→ WRITTEN REQUEST
Can you set down, exactly as they appear below, the lines from the opening of the material through the one bearing "const yName = 'norm. couts';", minus the pictures?

→ GIVEN MATERIAL
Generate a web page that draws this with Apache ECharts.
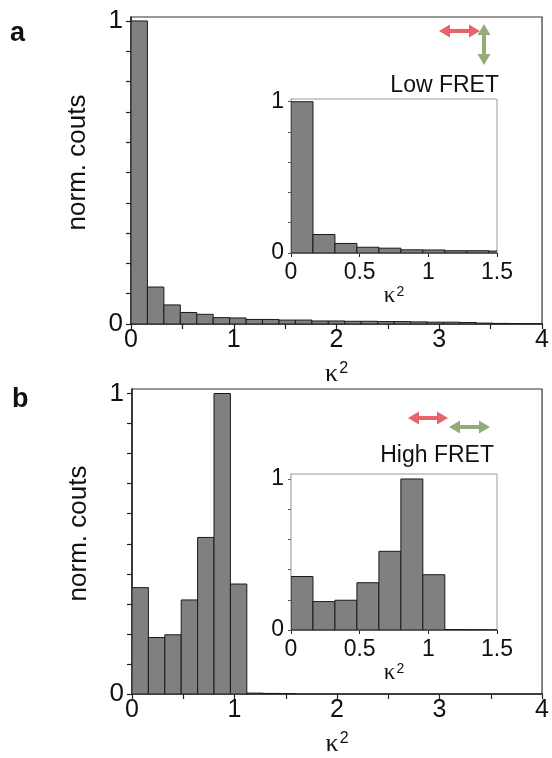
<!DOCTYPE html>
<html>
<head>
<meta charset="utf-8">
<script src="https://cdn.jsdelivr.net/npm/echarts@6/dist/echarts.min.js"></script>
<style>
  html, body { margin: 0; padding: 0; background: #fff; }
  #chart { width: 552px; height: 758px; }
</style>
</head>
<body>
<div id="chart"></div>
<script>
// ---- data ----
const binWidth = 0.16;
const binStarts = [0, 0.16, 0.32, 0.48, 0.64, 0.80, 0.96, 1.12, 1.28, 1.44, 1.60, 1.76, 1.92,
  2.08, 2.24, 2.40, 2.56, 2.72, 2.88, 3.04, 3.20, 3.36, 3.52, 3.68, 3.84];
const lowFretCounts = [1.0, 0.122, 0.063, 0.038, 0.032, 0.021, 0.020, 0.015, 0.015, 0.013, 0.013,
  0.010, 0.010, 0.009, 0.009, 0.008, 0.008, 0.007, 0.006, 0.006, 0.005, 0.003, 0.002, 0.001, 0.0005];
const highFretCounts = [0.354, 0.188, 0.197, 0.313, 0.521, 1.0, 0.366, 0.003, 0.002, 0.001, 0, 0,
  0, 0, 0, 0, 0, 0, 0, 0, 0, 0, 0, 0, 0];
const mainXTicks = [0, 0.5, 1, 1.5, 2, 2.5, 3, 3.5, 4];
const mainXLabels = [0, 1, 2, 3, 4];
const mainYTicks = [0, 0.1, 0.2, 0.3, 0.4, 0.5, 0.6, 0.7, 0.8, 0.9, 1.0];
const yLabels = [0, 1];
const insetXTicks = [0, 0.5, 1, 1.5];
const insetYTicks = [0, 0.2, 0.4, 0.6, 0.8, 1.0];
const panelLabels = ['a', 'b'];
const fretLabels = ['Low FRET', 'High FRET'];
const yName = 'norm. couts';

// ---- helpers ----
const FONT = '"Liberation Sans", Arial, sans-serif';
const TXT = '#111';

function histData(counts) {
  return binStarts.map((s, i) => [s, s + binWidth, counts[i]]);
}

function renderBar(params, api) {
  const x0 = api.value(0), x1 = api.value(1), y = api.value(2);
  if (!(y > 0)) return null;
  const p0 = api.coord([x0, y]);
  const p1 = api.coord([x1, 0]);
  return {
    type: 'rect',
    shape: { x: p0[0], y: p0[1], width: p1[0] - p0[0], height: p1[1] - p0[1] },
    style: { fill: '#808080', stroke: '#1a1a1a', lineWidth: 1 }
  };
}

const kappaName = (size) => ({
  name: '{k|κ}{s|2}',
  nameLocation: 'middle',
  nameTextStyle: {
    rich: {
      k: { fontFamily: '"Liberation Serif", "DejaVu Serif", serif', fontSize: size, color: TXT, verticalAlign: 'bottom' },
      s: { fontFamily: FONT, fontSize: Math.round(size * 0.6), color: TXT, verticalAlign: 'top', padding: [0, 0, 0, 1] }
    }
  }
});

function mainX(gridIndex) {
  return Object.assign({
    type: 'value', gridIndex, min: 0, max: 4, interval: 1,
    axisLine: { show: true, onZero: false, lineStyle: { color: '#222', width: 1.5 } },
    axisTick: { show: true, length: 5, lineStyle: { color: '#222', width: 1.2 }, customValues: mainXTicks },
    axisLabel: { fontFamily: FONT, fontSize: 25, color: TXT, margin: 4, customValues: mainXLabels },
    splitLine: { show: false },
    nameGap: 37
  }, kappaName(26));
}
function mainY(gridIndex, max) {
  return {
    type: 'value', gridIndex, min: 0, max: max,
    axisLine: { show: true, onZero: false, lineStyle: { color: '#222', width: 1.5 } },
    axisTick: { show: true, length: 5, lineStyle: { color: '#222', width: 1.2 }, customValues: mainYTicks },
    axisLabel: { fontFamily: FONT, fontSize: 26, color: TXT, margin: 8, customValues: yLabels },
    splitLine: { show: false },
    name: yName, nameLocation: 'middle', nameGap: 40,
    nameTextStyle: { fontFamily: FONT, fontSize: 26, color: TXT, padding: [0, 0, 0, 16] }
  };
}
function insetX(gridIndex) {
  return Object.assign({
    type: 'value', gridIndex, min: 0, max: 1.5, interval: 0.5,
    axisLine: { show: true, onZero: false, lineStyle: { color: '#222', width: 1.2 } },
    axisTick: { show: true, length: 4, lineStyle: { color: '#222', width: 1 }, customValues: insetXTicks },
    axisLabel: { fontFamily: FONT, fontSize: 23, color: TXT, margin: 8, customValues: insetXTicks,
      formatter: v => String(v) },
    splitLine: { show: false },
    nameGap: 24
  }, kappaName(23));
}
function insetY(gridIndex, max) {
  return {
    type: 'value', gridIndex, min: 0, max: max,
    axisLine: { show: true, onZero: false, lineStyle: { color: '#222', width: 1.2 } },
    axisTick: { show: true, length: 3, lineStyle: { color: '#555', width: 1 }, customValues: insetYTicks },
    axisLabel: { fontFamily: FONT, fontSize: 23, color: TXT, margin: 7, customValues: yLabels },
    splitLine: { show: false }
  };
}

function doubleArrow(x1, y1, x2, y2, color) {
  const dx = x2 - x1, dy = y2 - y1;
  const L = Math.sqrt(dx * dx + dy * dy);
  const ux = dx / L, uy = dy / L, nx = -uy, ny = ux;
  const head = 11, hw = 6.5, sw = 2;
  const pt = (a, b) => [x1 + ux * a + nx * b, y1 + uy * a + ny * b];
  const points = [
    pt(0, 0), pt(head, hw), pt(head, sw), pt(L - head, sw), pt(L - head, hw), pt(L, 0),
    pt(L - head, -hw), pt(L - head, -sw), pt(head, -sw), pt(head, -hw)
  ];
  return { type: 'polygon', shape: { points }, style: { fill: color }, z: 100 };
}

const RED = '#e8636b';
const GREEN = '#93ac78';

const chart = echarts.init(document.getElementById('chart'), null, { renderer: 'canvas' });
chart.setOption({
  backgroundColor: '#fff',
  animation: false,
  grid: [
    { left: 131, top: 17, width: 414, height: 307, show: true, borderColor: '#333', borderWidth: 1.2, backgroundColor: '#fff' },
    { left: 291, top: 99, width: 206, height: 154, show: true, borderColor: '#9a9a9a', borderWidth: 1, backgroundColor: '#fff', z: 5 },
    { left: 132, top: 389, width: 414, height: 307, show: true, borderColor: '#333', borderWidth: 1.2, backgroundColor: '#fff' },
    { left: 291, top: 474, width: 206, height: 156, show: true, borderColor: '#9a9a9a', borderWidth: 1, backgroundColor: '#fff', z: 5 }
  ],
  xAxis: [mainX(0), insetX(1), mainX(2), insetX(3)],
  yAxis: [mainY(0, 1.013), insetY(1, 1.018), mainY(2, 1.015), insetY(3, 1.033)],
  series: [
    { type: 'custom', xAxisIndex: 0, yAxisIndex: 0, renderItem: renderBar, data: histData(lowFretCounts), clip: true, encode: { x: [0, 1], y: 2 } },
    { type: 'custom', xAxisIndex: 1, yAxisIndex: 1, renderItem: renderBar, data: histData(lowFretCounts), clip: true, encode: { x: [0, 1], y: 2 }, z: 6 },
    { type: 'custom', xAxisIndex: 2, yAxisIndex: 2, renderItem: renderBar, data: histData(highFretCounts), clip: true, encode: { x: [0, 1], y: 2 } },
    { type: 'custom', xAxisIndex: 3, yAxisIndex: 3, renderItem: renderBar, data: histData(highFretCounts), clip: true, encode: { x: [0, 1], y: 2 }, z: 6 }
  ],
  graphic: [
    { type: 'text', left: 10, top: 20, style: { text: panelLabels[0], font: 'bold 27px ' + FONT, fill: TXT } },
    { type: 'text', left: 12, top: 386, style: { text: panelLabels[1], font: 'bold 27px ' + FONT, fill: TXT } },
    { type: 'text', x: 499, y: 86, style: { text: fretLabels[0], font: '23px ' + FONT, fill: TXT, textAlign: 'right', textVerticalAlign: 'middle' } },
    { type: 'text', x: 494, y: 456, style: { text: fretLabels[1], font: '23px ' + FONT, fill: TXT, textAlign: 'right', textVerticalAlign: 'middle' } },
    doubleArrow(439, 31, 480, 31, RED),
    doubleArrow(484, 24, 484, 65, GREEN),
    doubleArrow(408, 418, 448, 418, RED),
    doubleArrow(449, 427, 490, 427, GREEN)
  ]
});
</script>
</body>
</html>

→ IN RESPONSE
Generate a web page that draws this with Apache ECharts.
<!DOCTYPE html>
<html>
<head>
<meta charset="utf-8">
<script src="https://cdn.jsdelivr.net/npm/echarts@6/dist/echarts.min.js"></script>
<style>
  html, body { margin: 0; padding: 0; background: #fff; }
  #chart { width: 552px; height: 758px; }
</style>
</head>
<body>
<div id="chart"></div>
<script>
// ---- data ----
const binWidth = 0.16;
const binStarts = [0, 0.16, 0.32, 0.48, 0.64, 0.80, 0.96, 1.12, 1.28, 1.44, 1.60, 1.76, 1.92,
  2.08, 2.24, 2.40, 2.56, 2.72, 2.88, 3.04, 3.20, 3.36, 3.52, 3.68, 3.84];
const lowFretCounts = [1.0, 0.122, 0.063, 0.038, 0.032, 0.021, 0.020, 0.015, 0.015, 0.013, 0.013,
  0.010, 0.010, 0.009, 0.009, 0.008, 0.008, 0.007, 0.006, 0.006, 0.005, 0.003, 0.002, 0.001, 0.0005];
const highFretCounts = [0.354, 0.188, 0.197, 0.313, 0.521, 1.0, 0.366, 0.003, 0.002, 0.001, 0, 0,
  0, 0, 0, 0, 0, 0, 0, 0, 0, 0, 0, 0, 0];
const mainXTicks = [0, 0.5, 1, 1.5, 2, 2.5, 3, 3.5, 4];
const mainXLabels = [0, 1, 2, 3, 4];
const mainYTicks = [0, 0.1, 0.2, 0.3, 0.4, 0.5, 0.6, 0.7, 0.8, 0.9, 1.0];
const yLabels = [0, 1];
const insetXTicks = [0, 0.5, 1, 1.5];
const insetYTicks = [0, 0.2, 0.4, 0.6, 0.8, 1.0];
const panelLabels = ['a', 'b'];
const fretLabels = ['Low FRET', 'High FRET'];
const yName = 'norm. couts';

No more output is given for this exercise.